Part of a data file
╭──

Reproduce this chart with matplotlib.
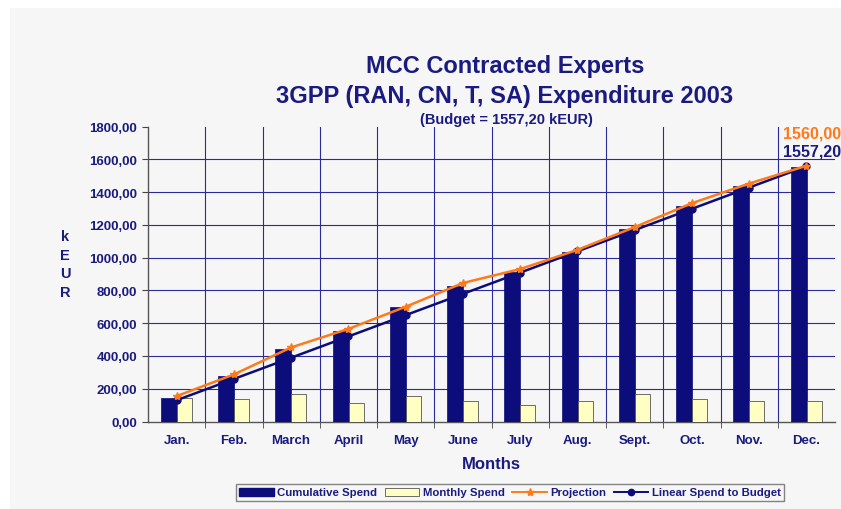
import matplotlib
matplotlib.use("Agg")
import matplotlib.pyplot as plt
from matplotlib.patches import Rectangle
from matplotlib.lines import Line2D
import numpy as np

months = ["Jan.", "Feb.", "March", "April", "May", "June", "July", "Aug.",
          "Sept.", "Oct.", "Nov.", "Dec."]
cumulative = [145, 280, 445, 550, 700, 825, 910, 1037, 1174, 1316, 1438, 1553]
monthly = [145, 139, 170, 114, 153, 125, 103, 126, 165, 140, 126, 126]
projection = [155, 287, 452, 565, 700, 845, 930, 1047, 1186, 1332, 1452, 1560]
budget = 1557.20
linear = [budget * (i + 1) / 12 for i in range(12)]
yticks = [0, 200, 400, 600, 800, 1000, 1200, 1400, 1600, 1800]

NAVY = "#0c0c7a"
TXT = "#1a1a80"
ORANGE = "#ff7a1a"
YELLOW = "#ffffc4"
BG = "#f6f6f6"
FONT = "Liberation Sans"

W, H = 841, 510
fig = plt.figure(figsize=(W / 100, H / 100), dpi=100)
fig.patch.set_facecolor("white")
fig.patches.append(Rectangle((10 / W, 0), 1 - 10 / W, 1 - 9 / H,
                             transform=fig.transFigure, facecolor=BG,
                             edgecolor="none", zorder=-10))

ax = fig.add_axes([148 / W, (H - 422.5) / H, (835 - 148) / W, (422.5 - 127.5) / H])
ax.set_facecolor(BG)
ax.patch.set_alpha(0)

x = np.arange(len(months))
ax.bar(x - 0.135, cumulative, width=0.28, color=NAVY, edgecolor=NAVY,
       linewidth=0.5, zorder=3, label="Cumulative Spend")
ax.bar(x + 0.135, monthly, width=0.26, color=YELLOW, edgecolor="#555555",
       linewidth=0.6, zorder=3, label="Monthly Spend")
ax.plot(x, linear, color=NAVY, lw=1.8, marker="o", ms=5, zorder=4,
        label="Linear Spend to Budget")
ax.plot(x, projection, color=ORANGE, lw=1.8, marker="*", ms=6, zorder=5,
        label="Projection")

ax.set_xlim(-0.5, 11.5)
ax.set_ylim(0, 1800)
ax.set_yticks(yticks)
ax.set_yticklabels([f"{v:.2f}".replace(".", ",") for v in yticks],
                   fontsize=9.5, fontweight="bold", color=TXT, family=FONT)
ax.set_xticks(x)
ax.set_xticklabels(months, fontsize=9.5, fontweight="bold", color=TXT, family=FONT)
ax.set_xticks(np.arange(0.5, 11.5, 1), minor=True)
ax.tick_params(axis="x", which="major", length=0, pad=9)
ax.tick_params(axis="x", which="minor", length=4, color="#444444", direction="out")
ax.tick_params(axis="y", length=4, color="#444444", pad=4)

ax.grid(True, axis="x", which="minor", color="#2a2a9a", lw=0.8, zorder=1)
ax.grid(True, axis="y", which="major", color="#2a2a9a", lw=0.8, zorder=1)
ax.get_ygridlines()[-1].set_visible(False)
ax.get_ygridlines()[0].set_visible(False)

for s in ["top", "right"]:
    ax.spines[s].set_visible(False)
for s in ["left", "bottom"]:
    ax.spines[s].set_color("#555555")
    ax.spines[s].set_linewidth(1.0)

ax.set_xlabel("Months", fontsize=12, fontweight="bold", color=TXT, family=FONT,
              labelpad=7)

fig.text(65 / W, 1 - 265 / H, "k\nE\nU\nR", ha="center", va="center",
         fontsize=10.5, fontweight="bold", color=TXT, family=FONT, linespacing=1.45)

fig.text(505 / W, 1 - 67 / H, "MCC Contracted Experts", ha="center", va="center",
         fontsize=17, fontweight="bold", color=TXT, family=FONT)
fig.text(505 / W, 1 - 97 / H, "3GPP (RAN, CN, T, SA) Expenditure 2003", ha="center",
         va="center", fontsize=17, fontweight="bold", color=TXT, family=FONT)
fig.text(506 / W, 1 - 120 / H, "(Budget = 1557,20 kEUR)", ha="center", va="center",
         fontsize=10.5, fontweight="bold", color=TXT, family=FONT)

fig.text(841 / W, 1 - 134 / H, f"{projection[-1]:.2f}".replace(".", ","), ha="right",
         va="center", fontsize=11.5, fontweight="bold", color=ORANGE, family=FONT)
fig.text(841 / W, 1 - 152 / H, f"{budget:.2f}".replace(".", ","), ha="right",
         va="center", fontsize=11.5, fontweight="bold", color=TXT, family=FONT)

handles = [
    Rectangle((0, 0), 1, 1, facecolor=NAVY, edgecolor=NAVY),
    Rectangle((0, 0), 1, 1, facecolor=YELLOW, edgecolor="#555555", lw=0.6),
    Line2D([], [], color=ORANGE, lw=1.4, marker="*", ms=6),
    Line2D([], [], color=NAVY, lw=1.4, marker="o", ms=4.5),
]
labels = ["Cumulative Spend", "Monthly Spend", "Projection", "Linear Spend to Budget"]
leg = fig.legend(handles, labels, loc="center", bbox_to_anchor=(510 / W, 1 - 493.5 / H),
                 ncol=4, frameon=True, fancybox=False,
                 handlelength=3.0, handletextpad=0.3, columnspacing=0.7,
                 borderpad=0.3, prop={"family": FONT, "weight": "bold", "size": 8.2})
leg.get_frame().set_edgecolor("#666666")
leg.get_frame().set_facecolor(BG)
leg.get_frame().set_linewidth(1.0)
for t in leg.get_texts():
    t.set_color(TXT)

fig.savefig("out.png", dpi=100, facecolor=fig.get_facecolor())
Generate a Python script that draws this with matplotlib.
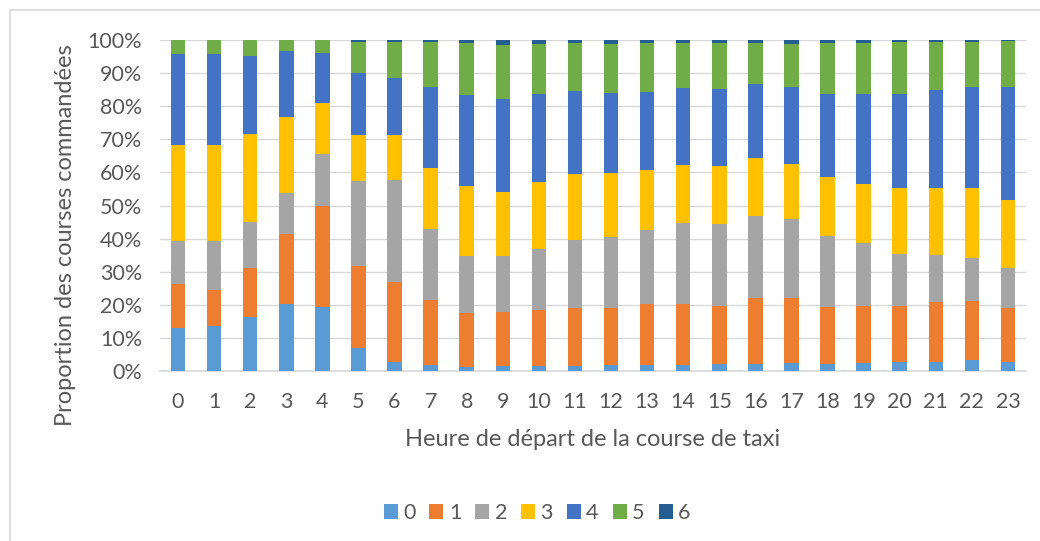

╰──

* [Job] Restate the records above in full, word for word. Keep pictures out.

* [Full response]
Reproduce this chart with matplotlib.
import matplotlib
matplotlib.use("Agg")
import matplotlib.pyplot as plt
from matplotlib.patches import Rectangle
from matplotlib.lines import Line2D
import numpy as np

months = ["Jan.", "Feb.", "March", "April", "May", "June", "July", "Aug.",
          "Sept.", "Oct.", "Nov.", "Dec."]
cumulative = [145, 280, 445, 550, 700, 825, 910, 1037, 1174, 1316, 1438, 1553]
monthly = [145, 139, 170, 114, 153, 125, 103, 126, 165, 140, 126, 126]
projection = [155, 287, 452, 565, 700, 845, 930, 1047, 1186, 1332, 1452, 1560]
budget = 1557.20
linear = [budget * (i + 1) / 12 for i in range(12)]
yticks = [0, 200, 400, 600, 800, 1000, 1200, 1400, 1600, 1800]

NAVY = "#0c0c7a"
TXT = "#1a1a80"
ORANGE = "#ff7a1a"
YELLOW = "#ffffc4"
BG = "#f6f6f6"
FONT = "Liberation Sans"

W, H = 841, 510
fig = plt.figure(figsize=(W / 100, H / 100), dpi=100)
fig.patch.set_facecolor("white")
fig.patches.append(Rectangle((10 / W, 0), 1 - 10 / W, 1 - 9 / H,
                             transform=fig.transFigure, facecolor=BG,
                             edgecolor="none", zorder=-10))

ax = fig.add_axes([148 / W, (H - 422.5) / H, (835 - 148) / W, (422.5 - 127.5) / H])
ax.set_facecolor(BG)
ax.patch.set_alpha(0)

x = np.arange(len(months))
ax.bar(x - 0.135, cumulative, width=0.28, color=NAVY, edgecolor=NAVY,
       linewidth=0.5, zorder=3, label="Cumulative Spend")
ax.bar(x + 0.135, monthly, width=0.26, color=YELLOW, edgecolor="#555555",
       linewidth=0.6, zorder=3, label="Monthly Spend")
ax.plot(x, linear, color=NAVY, lw=1.8, marker="o", ms=5, zorder=4,
        label="Linear Spend to Budget")
ax.plot(x, projection, color=ORANGE, lw=1.8, marker="*", ms=6, zorder=5,
        label="Projection")

ax.set_xlim(-0.5, 11.5)
ax.set_ylim(0, 1800)
ax.set_yticks(yticks)
ax.set_yticklabels([f"{v:.2f}".replace(".", ",") for v in yticks],
                   fontsize=9.5, fontweight="bold", color=TXT, family=FONT)
ax.set_xticks(x)
ax.set_xticklabels(months, fontsize=9.5, fontweight="bold", color=TXT, family=FONT)
ax.set_xticks(np.arange(0.5, 11.5, 1), minor=True)
ax.tick_params(axis="x", which="major", length=0, pad=9)
ax.tick_params(axis="x", which="minor", length=4, color="#444444", direction="out")
ax.tick_params(axis="y", length=4, color="#444444", pad=4)

ax.grid(True, axis="x", which="minor", color="#2a2a9a", lw=0.8, zorder=1)
ax.grid(True, axis="y", which="major", color="#2a2a9a", lw=0.8, zorder=1)
ax.get_ygridlines()[-1].set_visible(False)
ax.get_ygridlines()[0].set_visible(False)

for s in ["top", "right"]:
    ax.spines[s].set_visible(False)
for s in ["left", "bottom"]:
    ax.spines[s].set_color("#555555")
    ax.spines[s].set_linewidth(1.0)

ax.set_xlabel("Months", fontsize=12, fontweight="bold", color=TXT, family=FONT,
              labelpad=7)

fig.text(65 / W, 1 - 265 / H, "k\nE\nU\nR", ha="center", va="center",
         fontsize=10.5, fontweight="bold", color=TXT, family=FONT, linespacing=1.45)

fig.text(505 / W, 1 - 67 / H, "MCC Contracted Experts", ha="center", va="center",
         fontsize=17, fontweight="bold", color=TXT, family=FONT)
fig.text(505 / W, 1 - 97 / H, "3GPP (RAN, CN, T, SA) Expenditure 2003", ha="center",
         va="center", fontsize=17, fontweight="bold", color=TXT, family=FONT)
fig.text(506 / W, 1 - 120 / H, "(Budget = 1557,20 kEUR)", ha="center", va="center",
         fontsize=10.5, fontweight="bold", color=TXT, family=FONT)

fig.text(841 / W, 1 - 134 / H, f"{projection[-1]:.2f}".replace(".", ","), ha="right",
         va="center", fontsize=11.5, fontweight="bold", color=ORANGE, family=FONT)
fig.text(841 / W, 1 - 152 / H, f"{budget:.2f}".replace(".", ","), ha="right",
         va="center", fontsize=11.5, fontweight="bold", color=TXT, family=FONT)

handles = [
    Rectangle((0, 0), 1, 1, facecolor=NAVY, edgecolor=NAVY),
    Rectangle((0, 0), 1, 1, facecolor=YELLOW, edgecolor="#555555", lw=0.6),
    Line2D([], [], color=ORANGE, lw=1.4, marker="*", ms=6),
    Line2D([], [], color=NAVY, lw=1.4, marker="o", ms=4.5),
]
labels = ["Cumulative Spend", "Monthly Spend", "Projection", "Linear Spend to Budget"]
leg = fig.legend(handles, labels, loc="center", bbox_to_anchor=(510 / W, 1 - 493.5 / H),
                 ncol=4, frameon=True, fancybox=False,
                 handlelength=3.0, handletextpad=0.3, columnspacing=0.7,
                 borderpad=0.3, prop={"family": FONT, "weight": "bold", "size": 8.2})
leg.get_frame().set_edgecolor("#666666")
leg.get_frame().set_facecolor(BG)
leg.get_frame().set_linewidth(1.0)
for t in leg.get_texts():
    t.set_color(TXT)

fig.savefig("out.png", dpi=100, facecolor=fig.get_facecolor())
Generate a Python script that draws this with matplotlib.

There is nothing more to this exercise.